In some embodiments, before the second composite electrode plate 10B is bent at the material removal regions 13, the method further includes:

A minimum distance, as a detected OH value, between an edge of each marking portion 14 in the extension direction L and an edge of the second electrode plate 2 adjacent to the marking portion is detected, and it is determined, in a case that the detected OH values of all the second electrode plates 2 are not less than a target OH value, that OH values of the electrode assembly 10 are qualified.

As shown in FIG. 7, the minimum distance between the edge of each marking portion 14 in the extension direction L and the edge of the second electrode plate 2 adjacent to the marking portion is used as the detected OH value, represented by OH2, OH2<OH1. Therefore, if the detected OH value is not less than the target OH value, an actual OH value is also not less than the target OH value.
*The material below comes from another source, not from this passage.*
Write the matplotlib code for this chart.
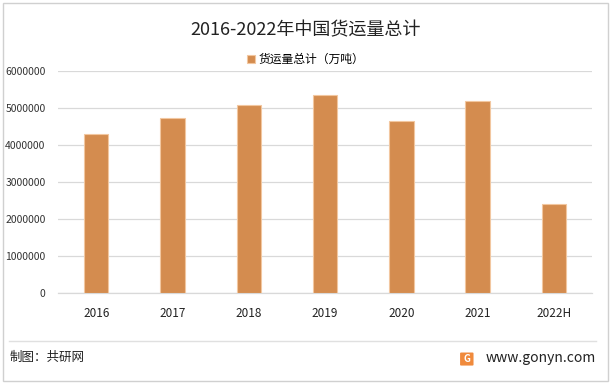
import matplotlib
matplotlib.use("Agg")
import matplotlib.pyplot as plt
from matplotlib.patches import Rectangle, FancyBboxPatch
from matplotlib.lines import Line2D

plt.rcParams['font.family'] = ['Noto Sans CJK SC', 'DejaVu Sans']

years = ["2016", "2017", "2018", "2019", "2020", "2021", "2022H"]
freight = [4300000, 4710000, 5060000, 5330000, 4630000, 5190000, 2390000]
yticks = [0, 1000000, 2000000, 3000000, 4000000, 5000000, 6000000]

bar_color = "#D48C4F"
grid_color = "#D9D9D9"

fig = plt.figure(figsize=(6.11, 3.84), dpi=100)
ax = fig.add_axes([0.095, 0.237, 0.874, 0.579])

x = list(range(len(years)))
ax.bar(x, freight, width=0.32, color=bar_color, edgecolor="#F2C7A0", linewidth=0.8,
       label="货运量总计（万吨）", zorder=3)

ax.set_ylim(0, 6000000)
ax.set_xlim(-0.5, len(years) - 0.5)
ax.set_yticks(yticks)
ax.set_yticklabels([str(v) for v in yticks], fontsize=7.5, color="#333333")
ax.set_xticks(x)
ax.set_xticklabels(years, fontsize=8.5, color="#222222")
ax.tick_params(axis="y", length=0, pad=9)
ax.tick_params(axis="x", length=0, pad=10)
ax.grid(axis="y", color=grid_color, linewidth=0.9, zorder=0)
for s in ["top", "right", "left"]:
    ax.spines[s].set_visible(False)
ax.spines["bottom"].set_color(grid_color)
ax.spines["bottom"].set_linewidth(0.9)

fig.text(0.5, 0.922, "2016-2022年中国货运量总计", ha="center", va="center",
         fontsize=13, color="#222222")
ax.legend(loc="center", bbox_to_anchor=(0.5, 0.845), bbox_transform=fig.transFigure,
          frameon=False, fontsize=8.5, handlelength=0.7, handleheight=0.7,
          handletextpad=0.3)

# outer border and footer separator
fig.patches.append(Rectangle((0.005, 0.008), 0.99, 0.984, transform=fig.transFigure,
                             fill=False, edgecolor="#D0D0D0", linewidth=1.0))
fig.lines.append(Line2D([0.015, 0.975], [0.112, 0.112], transform=fig.transFigure,
                        color="#E0E0E0", linewidth=1.0))

fig.text(0.015, 0.068, "制图：共研网", ha="left", va="center", fontsize=9, color="#222222")
fig.patches.append(FancyBboxPatch((0.755, 0.05), 0.018, 0.03, transform=fig.transFigure,
                                  boxstyle="round,pad=0.002", facecolor="#F08A3C",
                                  edgecolor="none"))
fig.text(0.764, 0.066, "G", ha="center", va="center", fontsize=7, color="white",
         fontweight="bold")
fig.text(0.976, 0.068, "www.gonyn.com", ha="right", va="center", fontsize=10, color="#222222")

fig.savefig("out.png", dpi=100)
When the detected OH values of all the second electrode plates 2 are not less than the target OH value, it is determined that the OH values of the electrode assembly 10 are qualified.

In this embodiment, for a case where it is difficult to identify edges of the material removal regions 13, OH values can be detected with the help of the marking portions 14. Since the width of the marking portion 14 is not less than the width of the material removal region 13 and the marking portion spans across the material removal region 13, in a case that the detected OH values obtained through the marking portions 14 meet a requirement, actual OH values also meet the requirement. This can lower the difficulty of detecting the OH values in the electrode assembly 10 and help improve the precision of OH value detection.

Although the present application has been described with reference to the preferred embodiments, various improvements can be made thereto and components thereof can be replaced with equivalents without departing from the scope of the present application. In particular, the technical features mentioned in the various embodiments can be combined in any manner as long as there is no structural conflict. The present application is not limited to the specific embodiments disclosed herein, but rather includes all technical solutions falling within the scope of the claims.